Irish architect and builder

Andrew Egan (c.1810 - 9 October 1863) was an Irish architect and builder.

Egan was a member of a noted County Galway family, Mac Aodhagáin. He is thought to have been born on Tuam's Old Road or at Cloonsheen. His father was a stonemason and he had siblings Patrick, Thomas, Bridget and Elizabeth. He began his apprenticeship in 1826, the same year as the foundation stone of Tuam's new Catholic Cathedral. By the late 1830s, Egan had progressed far enough to be entrusted with a supervisory role in the erection of the Bell Tower of the cathedral.

In 1838, the local Roman Catholic Free School was constructed, and it is believed that Egan was the contractor. By 1839 he was classed a Master Builder and was obtaining commissions from Tuam diocese. He married Margaret Lyons of Tuam on 20 October 1839. Their children were Mary Jane (born 1841, died young), William (1843), Thomas Andrew (1847), John Joseph (1852), Emilea Patricia (1854), Isabel Cecily (1857) and Mary, who also died young.

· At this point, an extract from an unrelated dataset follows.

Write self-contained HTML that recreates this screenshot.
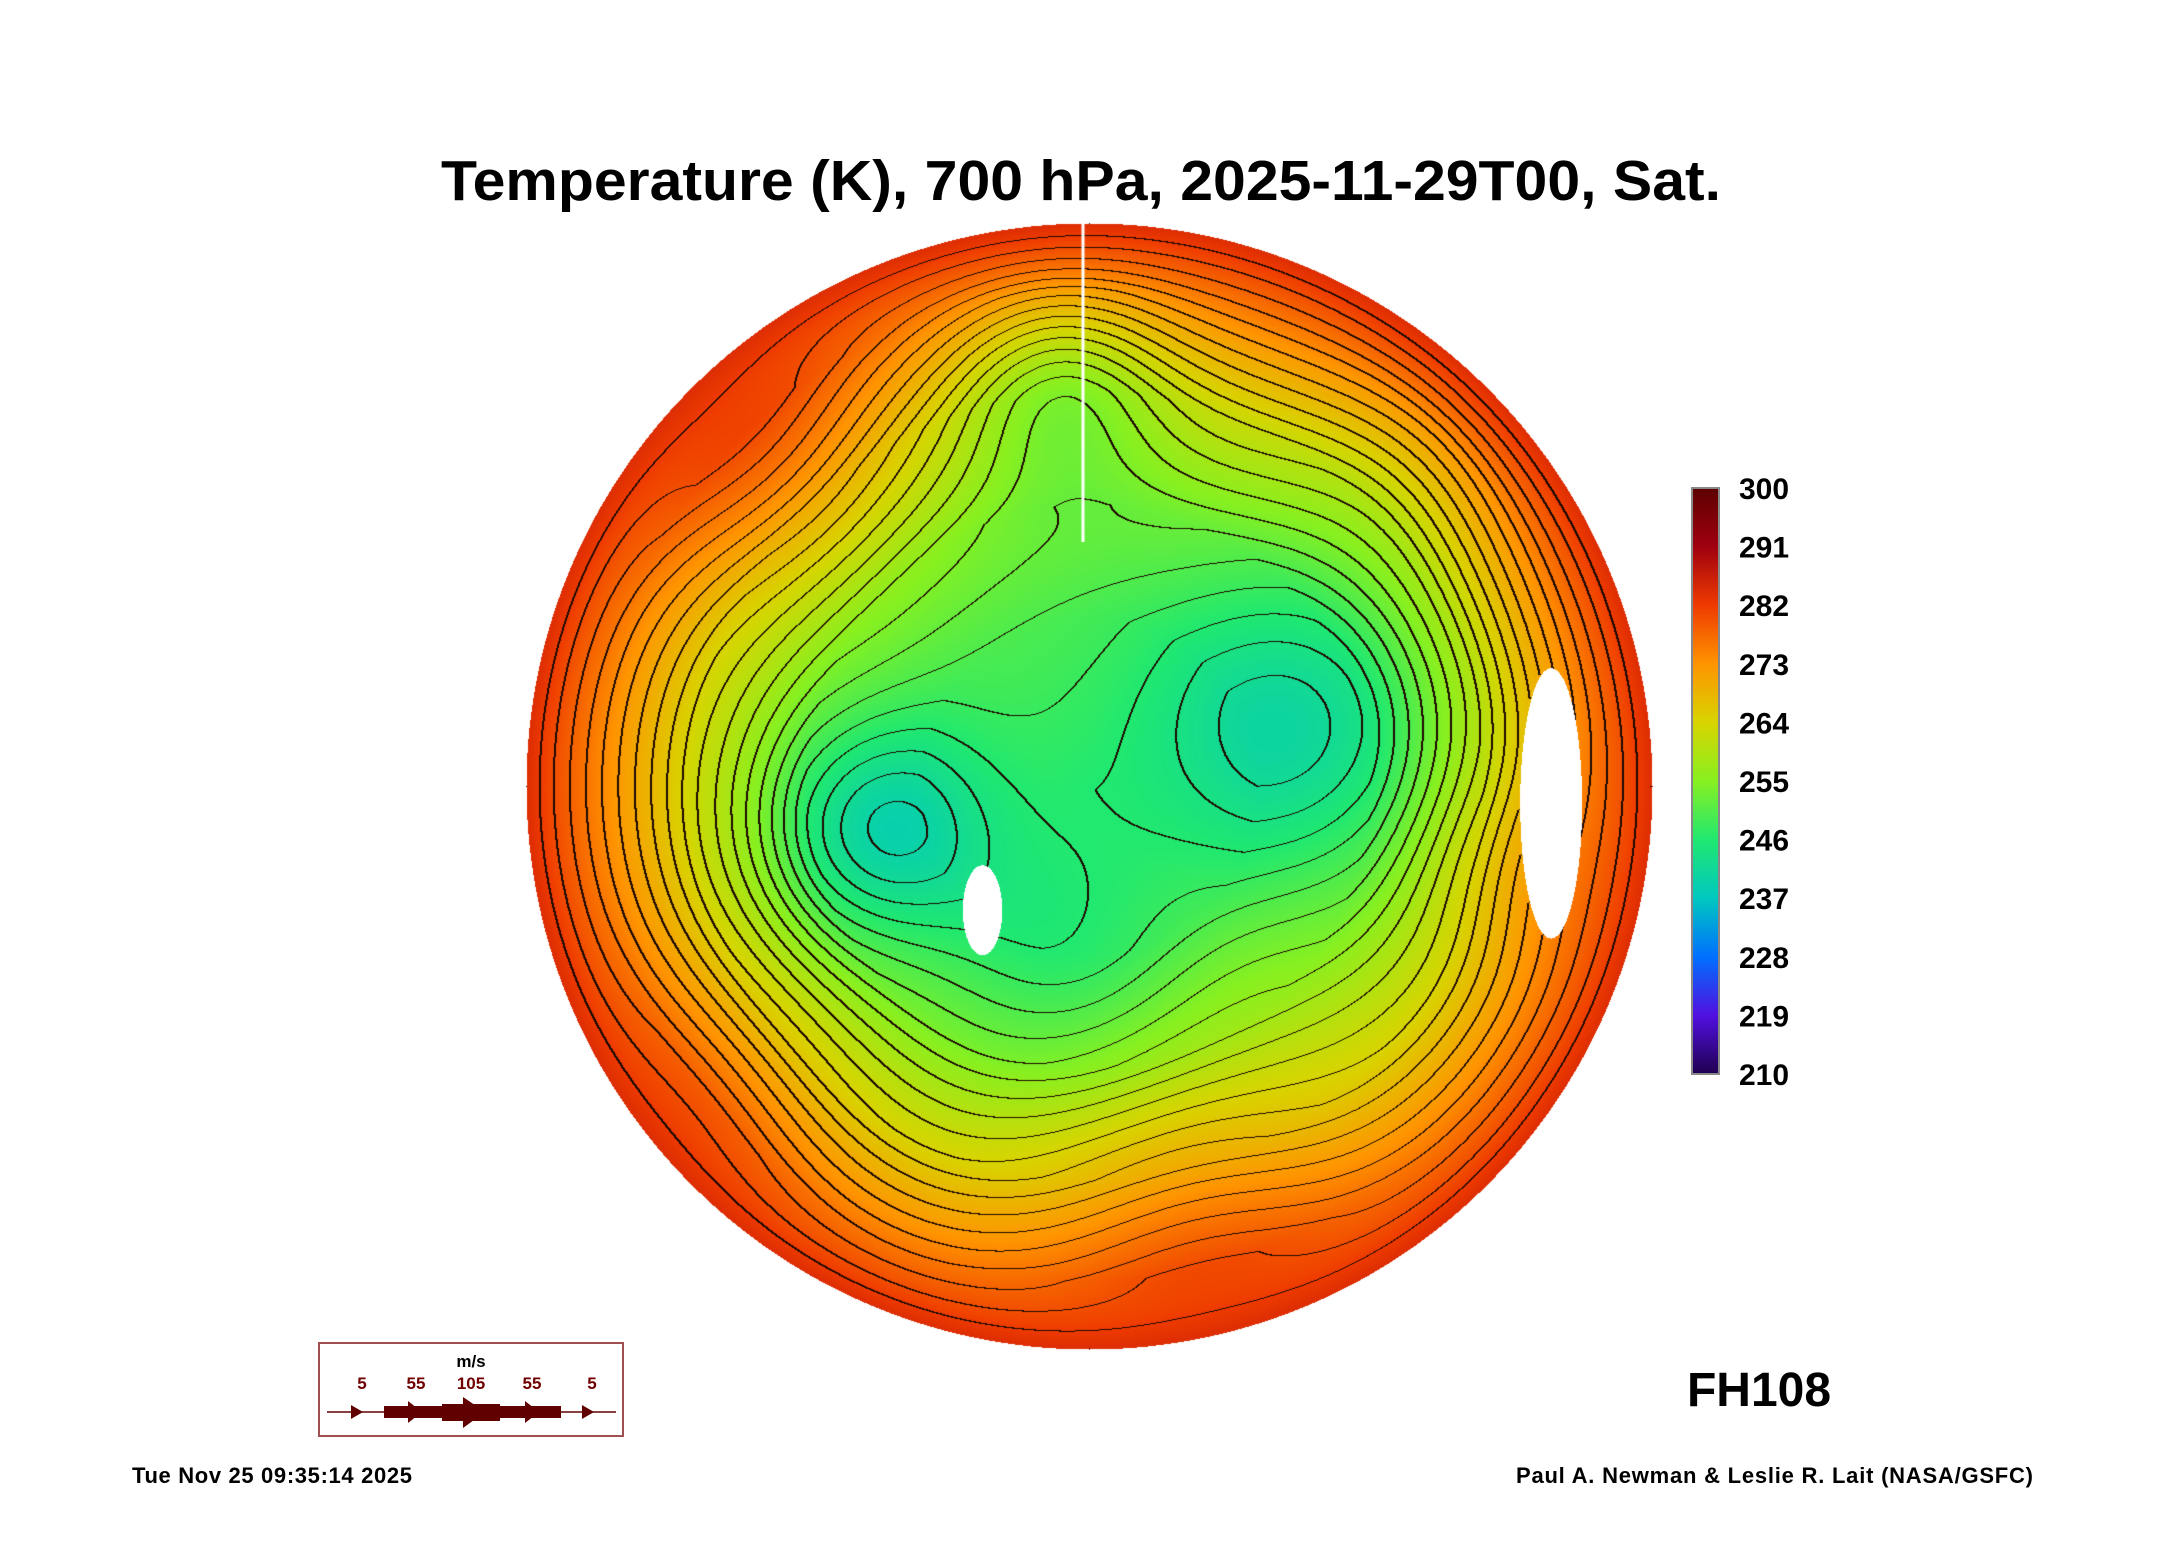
<!DOCTYPE html>
<html><head><meta charset="utf-8"><style>
html,body{margin:0;padding:0;background:#fff;}
#root{position:relative;width:2165px;height:1561px;overflow:hidden;background:#fff;font-family:"Liberation Sans",sans-serif;}
canvas{position:absolute;}
</style></head><body>
<div id="root">
<svg width="2165" height="1561" style="position:absolute;left:0;top:0">
  <text x="1081" y="200" text-anchor="middle" font-family="Liberation Sans" font-weight="bold" font-size="57" fill="#000" textLength="1280" lengthAdjust="spacingAndGlyphs">Temperature (K), 700 hPa, 2025-11-29T00, Sat.</text>
  <g id="cbar"></g>
  <text x="1759" y="1406" text-anchor="middle" font-weight="bold" font-size="48" fill="#000">FH108</text>
  <text x="132" y="1483" font-weight="bold" font-size="22" fill="#000" textLength="280">Tue Nov 25 09:35:14 2025</text>
  <text x="1516" y="1483" font-weight="bold" font-size="22" fill="#000" textLength="517">Paul A. Newman &amp; Leslie R. Lait (NASA/GSFC)</text>
  <g>
    <rect x="319" y="1343" width="304" height="93" fill="none" stroke="#a05050" stroke-width="2"/>
    <text x="471" y="1367" text-anchor="middle" font-weight="bold" font-size="17" fill="#000">m/s</text>
    <g font-weight="bold" font-size="17" fill="#700000" text-anchor="middle">
      <text x="362" y="1389">5</text>
      <text x="416" y="1389">55</text>
      <text x="471" y="1389">105</text>
      <text x="532" y="1389">55</text>
      <text x="592" y="1389">5</text>
    </g>
    <g fill="#600000" stroke="#600000">
      <line x1="327" y1="1412" x2="616" y2="1412" stroke-width="1.5"/>
      <rect x="384" y="1406" width="177" height="12" stroke="none"/>
      <rect x="442" y="1404" width="58" height="17" stroke="none"/>
      <polygon points="351,1405 363,1412 351,1419" stroke="none"/>
      <polygon points="408,1401 422,1412 408,1423" stroke="none"/>
      <polygon points="463,1397 485,1412 463,1428" stroke="none"/>
      <polygon points="525,1401 539,1412 525,1423" stroke="none"/>
      <polygon points="582,1405 594,1412 582,1419" stroke="none"/>
    </g>
  </g>
</svg>
<canvas id="map" width="1128" height="1128" style="left:525px;top:222px"></canvas>
</div>
<script>
// colour scale data
const cbTicks = [300,291,282,273,264,255,246,237,228,219,210];
const cbColors = ["#5c0000","#a00010","#ee3a00","#ff9400","#d8d400","#88f020","#20e870","#00c8c0","#0070ff","#5010e0","#200050"];
// radial base profile (normalized radius -> K)
const baseRadii = [0, 0.3, 0.5, 0.7, 0.85, 0.95, 1.0];
const baseTemps = [248, 250, 254, 263, 273, 280, 284];
// anomaly blobs: centre u, centre v, amplitude K, width
const blobU = [-0.38, 0.40, 0.17, -0.55, -0.05, -0.65, 0.73, -0.05, 0.30, 0.55];
const blobV = [0.08, -0.12, 0.72, -0.56, -0.72, 0.53, 0.13, 0.30, 0.35, -0.55];
const blobAmp = [-12, -11, 7, 7, -9, 4, 3, -4, 2, -3];
const blobSig = [0.14, 0.20, 0.20, 0.18, 0.13, 0.18, 0.12, 0.15, 0.15, 0.15];
// missing-data patches: u, v, rx, ry
const maskU = [0.82, -0.19];
const maskV = [0.03, 0.22];
const maskRx = [0.055, 0.035];
const maskRy = [0.24, 0.08];

const svgNS = "http://www.w3.org/2000/svg";
const cb = document.getElementById('cbar');
const cbX = 1692, cbW = 27, cbTop = 488, cbBot = 1074;
const cbY = v => cbBot - (v - 210) / 90 * (cbBot - cbTop);
const defs = document.createElementNS(svgNS, 'defs');
const grad = document.createElementNS(svgNS, 'linearGradient');
grad.setAttribute('id', 'cbg'); grad.setAttribute('x1', '0'); grad.setAttribute('y1', '0'); grad.setAttribute('x2', '0'); grad.setAttribute('y2', '1');
cbTicks.forEach((t, i) => {
  const s = document.createElementNS(svgNS, 'stop');
  s.setAttribute('offset', ((300 - t) / 90).toFixed(3));
  s.setAttribute('stop-color', cbColors[i]);
  grad.appendChild(s);
});
defs.appendChild(grad); cb.appendChild(defs);
const rect = document.createElementNS(svgNS, 'rect');
rect.setAttribute('x', cbX); rect.setAttribute('y', cbTop); rect.setAttribute('width', cbW); rect.setAttribute('height', cbBot - cbTop);
rect.setAttribute('fill', 'url(#cbg)'); rect.setAttribute('stroke', '#888'); rect.setAttribute('stroke-width', '2');


cb.appendChild(rect);
cbTicks.forEach(t => {
  const tx = document.createElementNS(svgNS, 'text');
  tx.setAttribute('x', 1739); tx.setAttribute('y', cbY(t) + 11);
  tx.setAttribute('font-weight', 'bold'); tx.setAttribute('font-size', '30'); tx.setAttribute('fill', '#000');
  tx.textContent = t;
  
  
  cb.appendChild(tx);
});

function hex(c){return [parseInt(c.substr(1,2),16),parseInt(c.substr(3,2),16),parseInt(c.substr(5,2),16)];}
const cbRGB = cbColors.map(hex);
function colorOf(T){
  let p = (300 - T) / 9; if (p < 0) p = 0; if (p > 10) p = 10;
  const i = Math.min(9, Math.floor(p)), f = p - i;
  const a = cbRGB[i], b = cbRGB[i+1];
  return [a[0]+(b[0]-a[0])*f, a[1]+(b[1]-a[1])*f, a[2]+(b[2]-a[2])*f];
}
function baseT(r){
  for (let i = 1; i < baseRadii.length; i++) if (r <= baseRadii[i]) {
    const f = (r - baseRadii[i-1]) / (baseRadii[i] - baseRadii[i-1]);
    return baseTemps[i-1] + f * (baseTemps[i] - baseTemps[i-1]);
  }
  return baseTemps[baseTemps.length-1];
}
const cv = document.getElementById('map'), ctx = cv.getContext('2d');
const N = cv.width, R = 563, C = N / 2;
const T = new Float32Array(N*N), inside = new Uint8Array(N*N);
for (let y = 0; y < N; y++) for (let x = 0; x < N; x++) {
  const u = (x - C) / R, v = (y - C) / R, r = Math.hypot(u, v);
  const k = y*N + x;
  if (r > 1) continue;
  let masked = false;
  for (let m = 0; m < maskU.length; m++) {
    const du = (u - maskU[m]) / maskRx[m], dv = (v - maskV[m]) / maskRy[m];
    if (du*du + dv*dv < 1) masked = true;
  }
  if (masked) continue;
  inside[k] = 1;
  let t = baseT(r);
  const edgeW = Math.min(1, (1 - r) / 0.12);
  for (let b = 0; b < blobU.length; b++) {
    const du = u - blobU[b], dv = v - blobV[b];
    t += edgeW * blobAmp[b] * Math.exp(-(du*du + dv*dv) / (2*blobSig[b]*blobSig[b]));
  }
  T[k] = t;
}
const img = ctx.createImageData(N, N), d = img.data;
for (let y = 0; y < N; y++) for (let x = 0; x < N; x++) {
  const k = y*N + x, o = k*4;
  if (!inside[k]) { d[o]=255; d[o+1]=255; d[o+2]=255; d[o+3]=0; continue; }
  let c = colorOf(T[k]);
  const lv = Math.floor(T[k] / 2);
  let edge = false;
  if (x+1 < N && inside[k+1] && Math.floor(T[k+1]/2) !== lv) edge = true;
  if (y+1 < N && inside[k+N] && Math.floor(T[k+N]/2) !== lv) edge = true;
  if (x+2 < N && inside[k+2] && Math.floor(T[k+2]/2) !== lv) edge = true;
  if (edge) c = [30, 10, 0];
  d[o]=c[0]; d[o+1]=c[1]; d[o+2]=c[2]; d[o+3]=255;
}
ctx.putImageData(img, 0, 0);
// meridian line
ctx.strokeStyle = '#fff'; ctx.lineWidth = 3;
ctx.beginPath(); ctx.moveTo(558, 0); ctx.lineTo(558, 320); ctx.stroke();
</script>
</body></html>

From 1839 until his death, Egan was in continuous work. His most notable work was the construction of Tuam Town Hall, the foundation stone been laid in 1857. Others include the Glenamaddy workhouse, the bridge at Dunmore, the Presentation Convent, the Presbytery, as well as houses for middle-class and gentry families – Castlegrove, Toghermore, Oakmount and Brownesgrove. In addition, he was responsible for constructing various properties in the suburbs, Dublin Road, Waterslade Place, Foster Terrace, Eastland Row, the Square. Because of this, he is considered 'the builder of Tuam'.

In addition, his obituary stated that he was responsible for erecting nearly all the churches, convents and public buildings within twenty miles of Tuam. These include Kilbannon church.

==Sources==
- The Mark of a Man:The Life of Andrew Egan, Builder and Architect of Tuam, Deirdre Goggin, pp. 39–62, Journal of the Old Tuam Society, volume one, 2004.